Noves fora o problema de Santo Agostinho sobre o tempo, o presente é nossa chaga e nossa cruz. Viver sem planos em época de pandemia requer abnegação, paciência e um controle profundo sobre a ansiedade – uma pandemia anterior e mais perene do que qualquer vírus. Não se pode marcar nada porque não se pode sair, e não se pode querer marcar nada porque não se pode prever o fim disso tudo (supondo que existirá um fim).
Viver apenas o presente, então, o paraíso de qualquer yogue. Basta lidar com os problemas do dia que estão diante dos olhos. No máximo programar um abastecimento de víveres em casa, maratonar uma série ou escolher um dia para lavar a roupa. Mas mesmo tudo isso é força do hábito. A vida em seu ritmo repete o mantra dos pôsteres britânicos de guerra, mas a gravidade aleatória da doença abre a fórceps o coração do cotidiano para enfiar seu carpe diem. Dizem sempre que nunca se sabe o dia de amanhã, mas nunca disseram isso a sério até então. As razões para não abrir uma garrafa de vinho se esfumaçam. A morte espreita, e os bons se vão cedo. A barriga cresce, pode preocupar quem pensa no verão. Mas que verão? As academias tentam reabrir toda semana, dizendo que o esporte é saúde. Mas que saúde? O verão que se aproxima não pede corpos consoantes com os editoriais da imprensa especializada. O verão que se aproxima não pode pedir nada.

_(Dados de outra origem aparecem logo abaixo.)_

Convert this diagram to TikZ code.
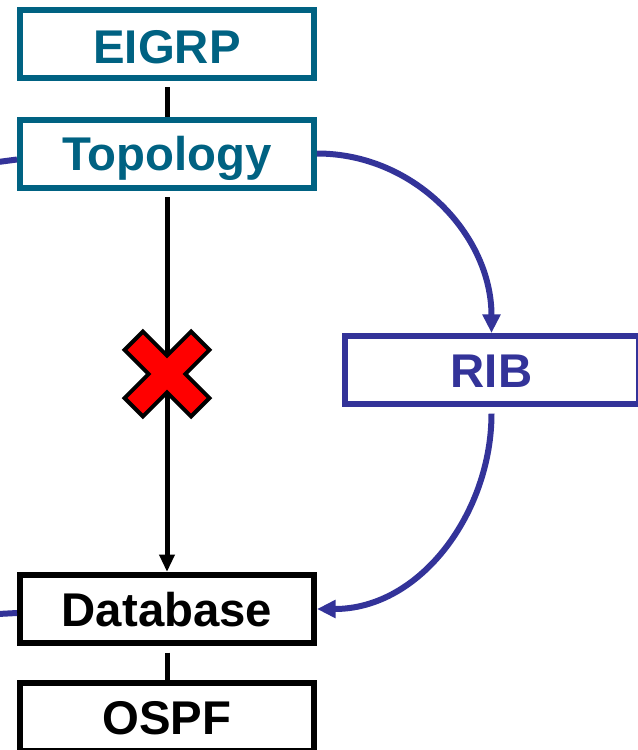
\documentclass[tikz,border=0pt]{standalone}
\usepackage{fontspec}
\setmainfont{Liberation Sans}
\usetikzlibrary{arrows.meta}
\definecolor{eigrpteal}{RGB}{0,98,130}
\definecolor{ribblue}{RGB}{51,51,153}
\definecolor{xred}{RGB}{255,0,0}

\begin{document}
\begin{tikzpicture}[x=0.75pt,y=0.75pt,
    box/.style={draw, line width=4.5pt, fill=white, minimum width=220.5pt, minimum height=51pt,
        inner sep=0pt, font=\fontsize{35.5}{40}\selectfont\bfseries, text height=25.5pt, text depth=0pt},
    tealbox/.style={box, draw=eigrpteal, text=eigrpteal},
    ribbox/.style={box, draw=ribblue, text=ribblue},
    blackbox/.style={box, draw=black},
    link/.style={line width=3.75pt},
    ribpath/.style={line width=4.5pt, draw=ribblue, -{Triangle[length=14pt,width=13pt]}}]

    \fill[white] (0,0) rectangle (637,-750);
    \useasboundingbox (0,0) rectangle (637,-750);

    % Protocols and their tables
    \node[tealbox, text height=30pt] (eigrp) at (167,-43.5) {EIGRP};
    \node[tealbox] (topo) at (167,-153.5) {Topology};
    \node[ribbox] (rib) at (491.5,-370) {RIB};
    \node[blackbox] (db) at (167,-609) {Database};
    \node[blackbox] (ospf) at (167,-717) {OSPF};

    % Vertical links
    \draw[link, shorten <=5pt] (eigrp) -- (topo);
    \draw[link, shorten <=5pt, -{Triangle[length=13pt,width=11pt]}] (topo) -- (db);
    \draw[link, shorten <=5pt] (db) -- (ospf);

    % Redistribution through the RIB
    \draw[ribpath] (topo.east) to[out=0,in=90] (rib.north);
    \draw[ribpath, shorten <=5pt] (rib.south) to[out=-90,in=0] (db.east);

    % Links coming in from the left
    \coordinate (topoin) at (-2,-162);
    \coordinate (dbin) at (-2,-614);
    \draw[line width=4.5pt, ribblue] (topoin) -- ([yshift=-4.5pt]topo.west);
    \draw[line width=4.5pt, ribblue] (dbin) -- ([yshift=-3pt]db.west);

    % Red cross on the direct path
    \begin{scope}[shift={(167,-374)}, rotate=45]
        \draw[line width=3pt, fill=xred, line join=miter]
            (-13,47) -- (13,47) -- (13,13) -- (47,13) -- (47,-13) -- (13,-13) --
            (13,-47) -- (-13,-47) -- (-13,-13) -- (-47,-13) -- (-47,13) -- (-13,13) -- cycle;
    \end{scope}
\end{tikzpicture}
\end{document}
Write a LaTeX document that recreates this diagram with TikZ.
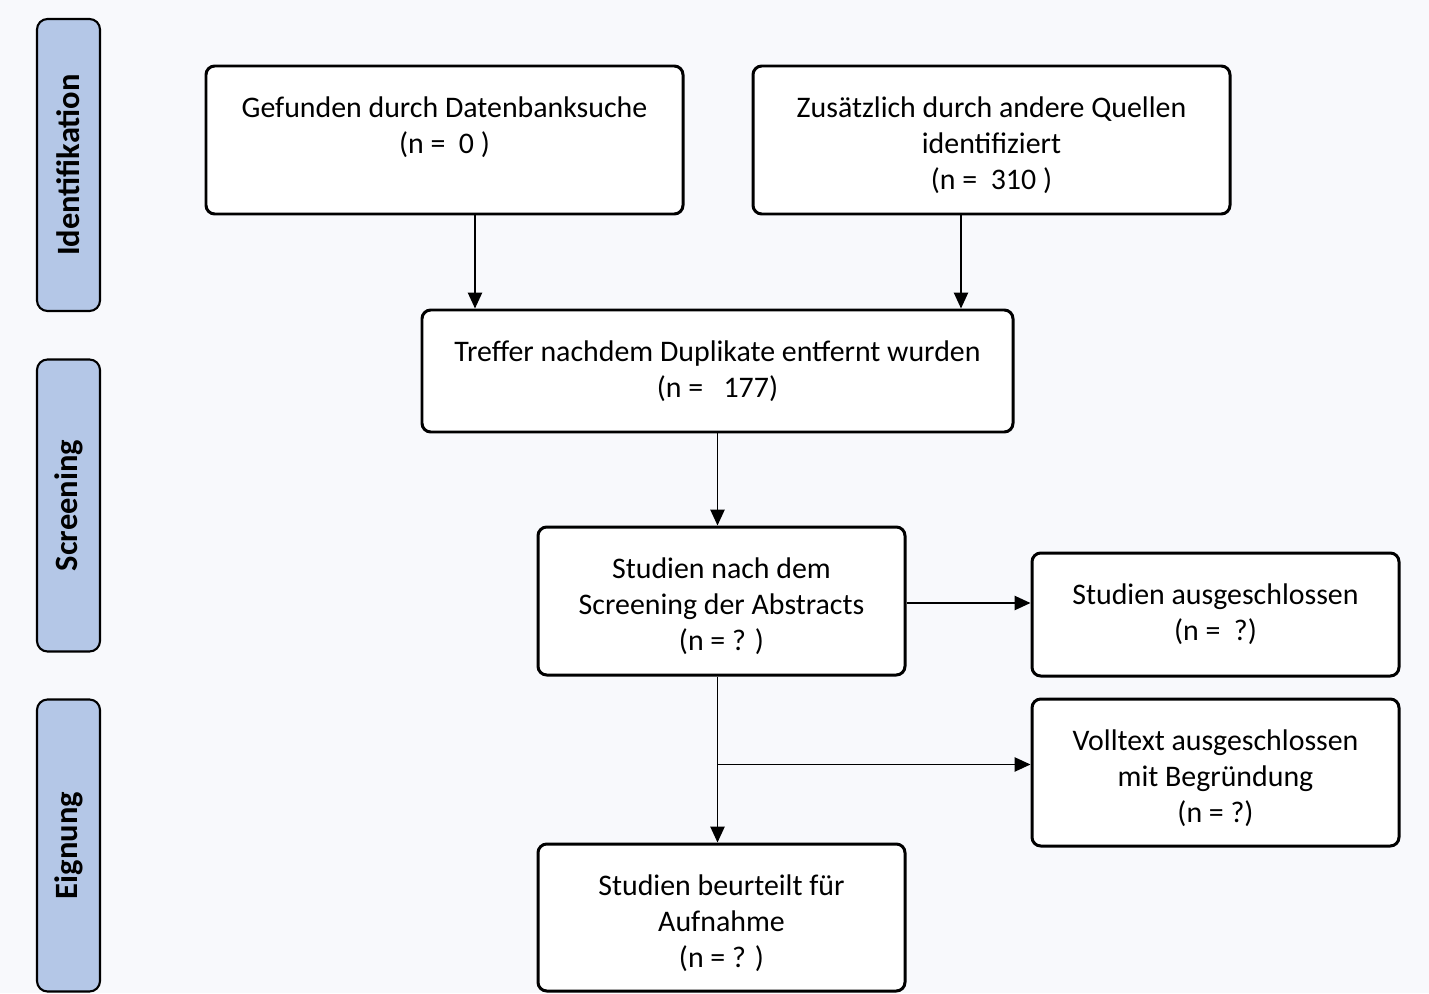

Viver sem planos em época de pandemia requer abnegação, paciência e um controle profundo sobre a ansiedade – uma pandemia anterior e mais perene do que qualquer vírus.
O habitante do mundo quarentenado é escravo de um ritmo arcaico, deus poderoso que lhe inflige castigos imensos pelo pecado de parar. A mente se agarra aos planos porque o futuro é a única realidade passível de ser computada. O presente é preenchido com os tradicionais passatempos: televisão, literatura, cozinha, exercícios físicos, uma longuíssima colônia de férias da clausura. Os planos viram imediatos: as próximas horas de forno, os próximos abdominais, o próximo episódio do seriado favorito. O futuro é comprimido e trazido para perto. Um futurinho, pequeno e palpável. O único possível para o amanhã turvo que nos aperta o calo da vida.